Конечно, есть, та последняя туманность, которую мы зовем мыслью о смерти, страхом смерти, ожиданием смерти. И Метерлинк, который в своих ранних драмах делает смерть главным действующим лицом, написал целую книгу о смерти, в которой он пытается разумом победить, рассеять, преодолеть этот последний страх. Не знаем, удалось ли ему это, но прежняя дрожь исчезла в голосе. Когда-то Игрена, не умолив смерти, отнявшей у нее Тентажиля, заканчивает свои мольбы воплем возмущения: "Чудовище! Чудовище! Плюю на тебя". Теперь Метерлинку кажется, что смерть не только не страшна, но необходима для счастья. Рассказывают, что какой-то король варваров, побывав в Риме, на вопрос Цезаря, как нравится ему город, ответил: "Всем был бы Рим желанен, если бы люди в нем не умирали". Метерлинку мир кажется еще желаннее, чем Рим этому королю, ибо он час смерти считает величайшим благом жизни. "Лучшее, что есть в жизни, — говорит он, — это то, что она готовит нам этот час, то, что она — единственный путь, ведущий нас к волшебному исходу, к несравненной тайне, где скорбь и страдания станут невозможными, ибо мы потеряем орган, который их воспринимал, где худшее, что нас ожидает, это сон без сновидений, считаемый нами на земле одним из величайших
Книга о смерти представляет ряд не столько рассуждений, сколько неразрешимых вопросов. Исчезнет ли бесследно наше бытие? Сохранится ли за гробом наше теперешнее сознание или преобразится в иное? Такова ли вселенная, какой она кажется нашему чувству, или такова, какою мыслится нашим разумом? На все эти вопросы Метерлинк, конечно, не дает ответа, но любопытно то, что и над бездной смерти он продолжает думать только о счастье. Для него важно не то, сохранится ли его личность или исчезнет во вселенной, а лишь то, можно ли ждать загробных страданий. И на этот вопрос он со всей силою убеждения и веры отвечает: нет! К этой мысли он возвращается много раз, и во имя свободы от страданий он готов оправдать не только непостижимую бесконечность, но и вечное небытие. "Бесконечность, — говорит он, — если она не заключает блаженства, превращается в ничто". Его утешает мысль, что, какова бы ни была вселенная и ее грядущая судьба, мы после смерти с нею сольемся. Следовательно, наша судьба будет ее судьбой. А так как нельзя ожидать, чтобы вселенная сама себя мучила, то и нам нечего опасаться загробных страданий. "Ее собственная судьба, в которой мы принимаем участие, послужит нам порукой". Поэтому "необходимо допустить, что все в конце концов будет пребывать или уже теперь пребывает если не в состоянии блаженства, то, по крайней мере, в состоянии, свободном от всякого страдания".

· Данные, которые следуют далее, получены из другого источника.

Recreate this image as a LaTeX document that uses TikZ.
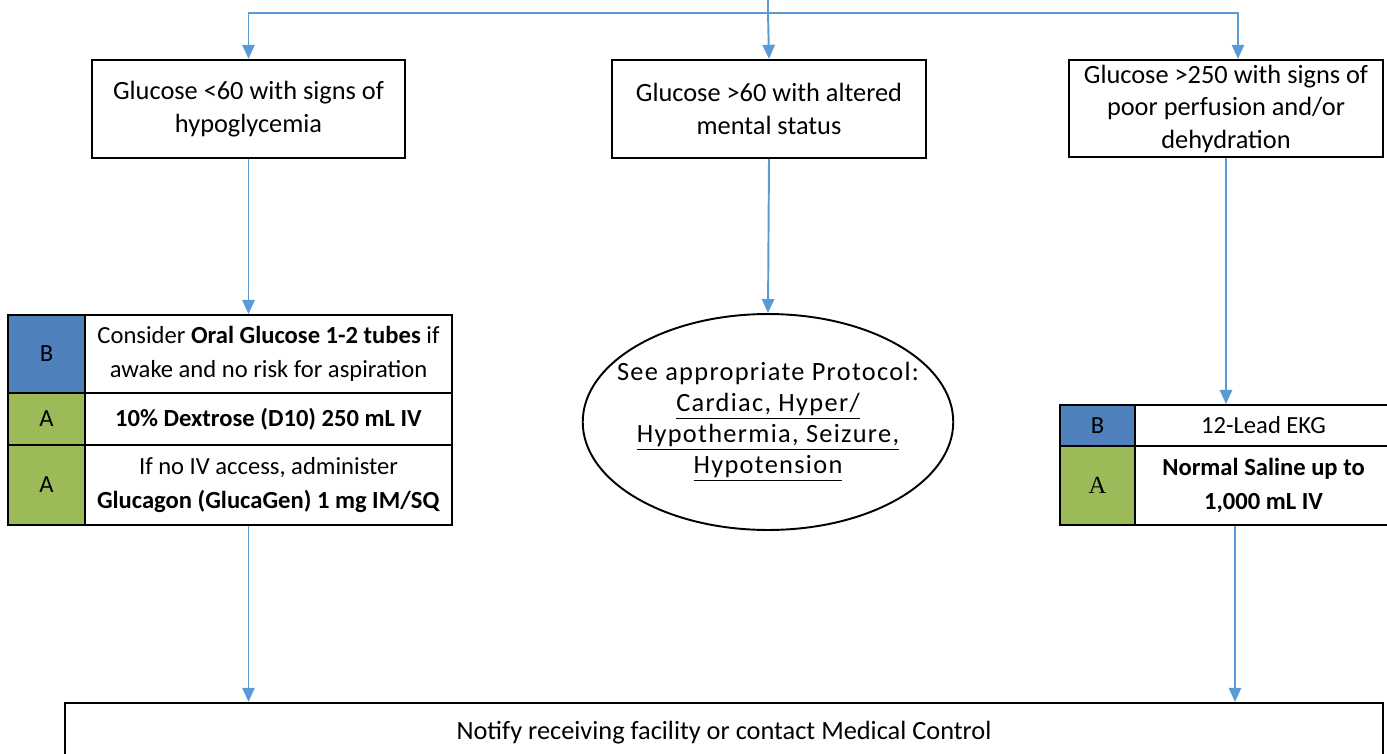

Не знаю, насколько эти мысли способны утешить людей. Невольно по их поводу припоминаешь то место из последней драмы Метерлинка "Мария Магдалина", где после чтения Силаном письма Лонгина, утешавшего его когда-то философскими доводами в потере сына и теперь безутешно оплакивающего своего сына, вдруг за сценой раздаются слова: "Блаженны нищие" — которые никаких доводов не содержат, но всех действительно утешают Может быть, разум никогда не найдет слов утешения, которые подсказать может только любовь, но как знаменательно, что Метерлинк — этот баловень судьбы и любимец культуры — всю тайну смерти свел к страху страданий и все утешения и надежды — к уверенности в отсутствии страданий. Смерть, как и жизнь, кажется ему поприщем счастья.
Мне остается сказать лишь немногое. Я всегда был уверен, что поэт высказывает вслух лишь то, что до него таилось в глубинах народного сознания. Что у народа на уме, то у поэта на языке.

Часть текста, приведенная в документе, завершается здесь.